Recensione Finché nozze non ci separino (2004)

La visione irriverente del film è un lungo sberleffo ai superficiali, esteso poi a volo d'uccello ad una società che agisce senza comprendere realmente l'essenza della sue azioni.

Fuga dal matrimonio

Dopo alcuni anni di serena convivenza, Lola ed Arthur sono persuasi di sposarsi, dalla decisione di alcuni amici. Non profondamente convinti di farlo, entrano presto in crisi tra le pressioni di lei, avvinta dal sogno romantico e le reticenze di lui, sfuggente alle banali formalità. Trascorso un breve periodo di allontanamento, Arthur torna sui suoi passi, persuaso di voler soddisfare ogni più piccolo desiderio della donna che ama; si lascerà travolgere dai preparativi che lo porteranno ad accettare infiniti compromessi fino al fatidico giorno. Ecco che l'idea del matrimonio sull'isola caraibica lascia il posto alla tenuta di famiglia, mentre la stretta selezione di parenti si allargherà ad una cerchia di conoscenti, patteggiata in cambio di prestiti a fondo perduto.
L'idea di rimanere fedeli ai propri ideali, senza scivolare nel grottesco alla ricerca di una coreografia da favola, è perduta e il significato della cerimonia stravolto. Lola ed Arthur perdono presto il controllo delle proprie intenzioni, dovendosi scontrare con la volontà di amici e parenti a scapito della sincerità delle loro intenzioni.

Il film di Julie Lipinski, presentato due anni fa al Film Festival Internazionale di Milano, è uno sguardo irriverente al matrimonio inteso come fenomeno di costume. Tradizioni e aspirazioni tendono a sostituirsi all'effettivo animus dell'evento. Sempre più simile ad un'esibizione di benessere ed originalità, la data nuziale perde di significato rimanendo una mera ostentazione formale alla quale ricorrere per abitudine o imitazione. La satira pungente di Finché nozze non ci separino si rivolge alle motivazioni che portano a celebrare una cerimonia che nasce come intima comunione fra due individui che si amano profondamente ma che, inserita in un meccanismo sociale, finisce per perdere identità allontanandosi sempre più dall'idea originale a seconda dell'autenticità dei sentimenti. Riecheggia spesso nel dialogo il concetto di matrimonio come atto formale e la convinzione per la quale celebrarlo in chiesa sia ridondante, a prescindere dal credo religioso. La leggerezza con la quale i personaggi si uniscono davanti a un giudice di pace, durante una festa in maschera o in una favolistica scenografia barocca, raggela tanto quanto l'idea di non sposarsi affatto. I personaggi ricorrono all'evento come panacea di tutti i mali: tradimenti, abulia o scetticismo, passano in secondo piano di fronte ad un velo bianco e ad un pomposo ricevimento, tornando poi a colpire più drammaticamente di prima. La visione irriverente del film è un lungo sberleffo ai superficiali, esteso poi a volo d'uccello ad una società che agisce senza comprendere realmente l'essenza della sue azioni. L'accusa non è diretta ai soli attori, ma alle circostanze che li risucchiano in un tira e molla di piccoli compromessi ai quali cedere per venire incontro ad amici e parenti, a loro volta schiavi delle circostanze. Un messaggio forte, dato fra le righe di una commedia dolce-amara in cui sfuggire alle circostanze diventa il vero anticonformismo e il plauso dell'autore va a dei bambini mai cresciuti che sfuggono alle regole dopo aver tentato, senza riuscirci, di rispettarle.
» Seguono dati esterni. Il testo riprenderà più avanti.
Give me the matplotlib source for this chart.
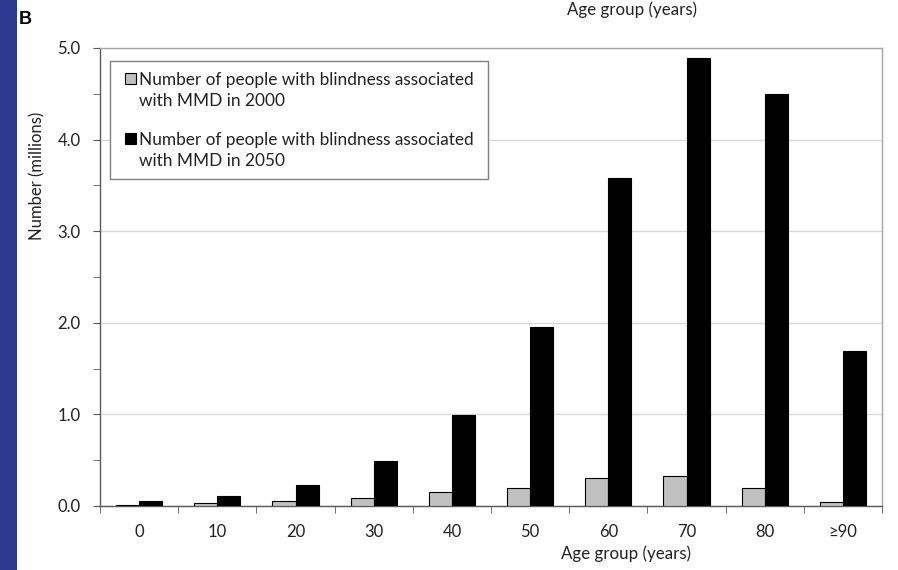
import matplotlib
matplotlib.use("Agg")
import matplotlib.pyplot as plt
import numpy as np
from matplotlib.patches import Rectangle

plt.rcParams['font.family'] = ['Lato', 'DejaVu Sans']

categories = ["0", "10", "20", "30", "40", "50", "60", "70", "80", "≥90"]
blind_2000 = [0.015, 0.036, 0.055, 0.084, 0.15, 0.196, 0.306, 0.324, 0.193, 0.047]
blind_2050 = [0.055, 0.106, 0.23, 0.49, 0.99, 1.95, 3.58, 4.89, 4.5, 1.69]
legend_labels = [["Number of people with blindness associated", "with MMD in 2000"],
                 ["Number of people with blindness associated", "with MMD in 2050"]]
yticks = [0, 1, 2, 3, 4, 5]

W, H = 898, 570
fig = plt.figure(figsize=(W / 100, H / 100), dpi=100)


def fx(px):
    return px / W


def fy(py):
    return 1 - py / H


# blue strip on left
fig.patches.append(Rectangle((0, 0), 17 / W, 1, transform=fig.transFigure,
                             facecolor="#2B3990", edgecolor="none", zorder=0))
fig.text(fx(19), fy(19), "B", fontsize=13, fontweight="bold",
         family="Liberation Sans", ha="left", va="center")
fig.text(fx(632), fy(10), "Age group (years)", fontsize=12.2,
         ha="center", va="center", color="#222222")

ax = fig.add_axes([100 / W, (H - 506) / H, 782 / W, 458 / H])

x = np.arange(len(categories))
bw = 0.295
bar_colors = ["#C0C0C0", "black"]
ax.bar(x - bw / 2, blind_2000, bw, color=bar_colors[0], edgecolor="black", linewidth=0.8, zorder=3)
ax.bar(x + bw / 2, blind_2050, bw, color=bar_colors[1], edgecolor="black", linewidth=0.8, zorder=3)

ax.set_xlim(-0.5, len(categories) - 0.5)
ax.set_ylim(0, 5)
ax.set_yticks(yticks)
ax.set_yticklabels([f"{v:.1f}" for v in yticks])
ax.set_yticks(np.arange(0.5, 5, 1.0), minor=True)
ax.yaxis.grid(True, which="major", color="#D9D9D9", linewidth=1, zorder=0)

ax.set_xticks(x)
ax.set_xticklabels(categories)
ax.set_xticks(np.arange(-0.5, len(categories), 1.0), minor=True)
ax.tick_params(axis="x", which="major", length=0, pad=13, labelsize=12, labelcolor="#222222")
ax.tick_params(axis="x", which="minor", length=5, direction="out", color="#595959")
ax.tick_params(axis="y", which="both", length=5, direction="out", color="#595959",
               labelsize=12, labelcolor="#222222", pad=9)

for s in ["left", "bottom"]:
    ax.spines[s].set_color("#595959")
    ax.spines[s].set_linewidth(1)
for s in ["top", "right"]:
    ax.spines[s].set_color("#A6A6A6")
    ax.spines[s].set_linewidth(1)

ax.set_ylabel("Number (millions)", fontsize=12, color="#222222")
ax.set_xlabel("Age group (years)", fontsize=12.2, color="#222222")
ax.yaxis.set_label_coords(-63 / 782, (506 - 176) / 458)
ax.xaxis.set_label_coords((626 - 100) / 782, -(554 - 506) / 458)
ax.xaxis.label.set_va("center")
ax.yaxis.label.set_va("center")

# legend box drawn by hand (square markers aligned with first line)
fig.patches.append(Rectangle((fx(110), fy(179)), fx(488) - fx(110), fy(61) - fy(179),
                             transform=fig.transFigure, facecolor="white",
                             edgecolor="#808080", linewidth=1, zorder=5))
item_top = [85, 145]
for i, lines in enumerate(legend_labels):
    base = item_top[i]
    fig.patches.append(Rectangle((fx(125), fy(base - 1)), fx(136) - fx(125), fy(base - 12) - fy(base - 1),
                                 transform=fig.transFigure, facecolor=bar_colors[i],
                                 edgecolor="black", linewidth=0.8, zorder=6))
    for j, line in enumerate(lines):
        t = fig.text(fx(139), fy(base + 21 * j), line, fontsize=12.4, color="#222222",
                     ha="left", va="baseline", zorder=6)

fig.savefig("out.png", dpi=100)
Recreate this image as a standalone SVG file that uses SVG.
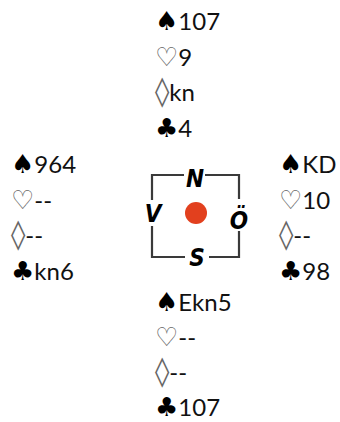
<svg xmlns="http://www.w3.org/2000/svg" width="340" height="422" viewBox="0 0 340 422">
<style>
.h{font-family:"Lato","Open Sans","Liberation Sans",sans-serif;font-size:24px;fill:#111}
.s{font-family:"DejaVu Sans",sans-serif;font-size:26px;fill:#000}
.w{font-family:"DejaVu Sans",sans-serif;font-size:26px;fill:#666}
.d{font-family:"DejaVu Sans",sans-serif;font-size:29px;fill:#666}
.c{font-family:"DejaVu Sans Condensed","DejaVu Sans",sans-serif;font-size:24px;font-weight:bold;font-style:italic;fill:#000;text-anchor:middle}
.box{fill:none;stroke:#3a3a3a;stroke-width:2.2}
</style>
<rect width="340" height="422" fill="#fff"/>
<g id="north">
<text class="h" x="155" y="30"><tspan class="s">♠</tspan>107</text>
<text class="h" x="155" y="65.5"><tspan class="w">♡</tspan>9</text>
<text class="h" x="155" y="101"><tspan class="d">◊</tspan>kn</text>
<text class="h" x="155" y="136.5"><tspan class="s">♣</tspan>4</text>
</g>
<g id="west">
<text class="h" x="11" y="173"><tspan class="s">♠</tspan>964</text>
<text class="h" x="11" y="208.5"><tspan class="w">♡</tspan>--</text>
<text class="h" x="11" y="244"><tspan class="d">◊</tspan>--</text>
<text class="h" x="11" y="279.5"><tspan class="s">♣</tspan>kn6</text>
</g>
<g id="east">
<text class="h" x="279" y="173"><tspan class="s">♠</tspan>KD</text>
<text class="h" x="279" y="208.5"><tspan class="w">♡</tspan>10</text>
<text class="h" x="279" y="244"><tspan class="d">◊</tspan>--</text>
<text class="h" x="279" y="279.5"><tspan class="s">♣</tspan>98</text>
</g>
<g id="south">
<text class="h" x="155" y="311"><tspan class="s">♠</tspan>Ekn5</text>
<text class="h" x="155" y="346"><tspan class="w">♡</tspan>--</text>
<text class="h" x="155" y="381"><tspan class="d">◊</tspan>--</text>
<text class="h" x="155" y="416"><tspan class="s">♣</tspan>107</text>
</g>
<g id="compass">
<path class="box" d="M184 175H152V200M152 226V257H185M209 257H239V231M239 199V175H205"/>
<circle cx="196" cy="213" r="11" fill="#e2401e"/>
<text class="c" x="195" y="187">N</text>
<text class="c" x="153" y="222">V</text>
<text class="c" x="239" y="229">Ö</text>
<text class="c" x="197" y="266">S</text>
</g>
</svg>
Il cinema francese torna divertito ad un messaggio di spontaneità senza troppe pretese autoriali.
Il cast prevalentemente teatrale, gioca un ruolo fondamentale, attribuendo sale ad una vicenda in sé non eccezionale. Le piccole sfumature del vivere quotidiano e la sottile follia che coinvolge chiunque si accosti ad un simile evento, sono suggerite da una sceneggiatura snella e fluida che sfruttando soluzioni non del tutto originali, tocca tutti i momenti clou: dalla fatidica proposta alla scelta dell'abito. L'autenticità di sentimenti è messa in crisi proprio nel giorno di consacrazione del vero amore e la macchina matrimoniale incede minacciosa costringendo gli sposi ad inevitabili forche caudine. Vagamente apocalittica la visione della regista che non lesina meschinità ed insulsaggini fra i protagonisti incarnando in ogni personaggio i più disparati aspetti fallimentari.
Poche idee, buon ritmo e qualche risata, per un film banalotto che arriva tardi nella commedia di genere ma non mancherà di far riflettere chiunque si stia accostando al grande passo e riesca a subodorare la sottile vena di follia che lo pervade.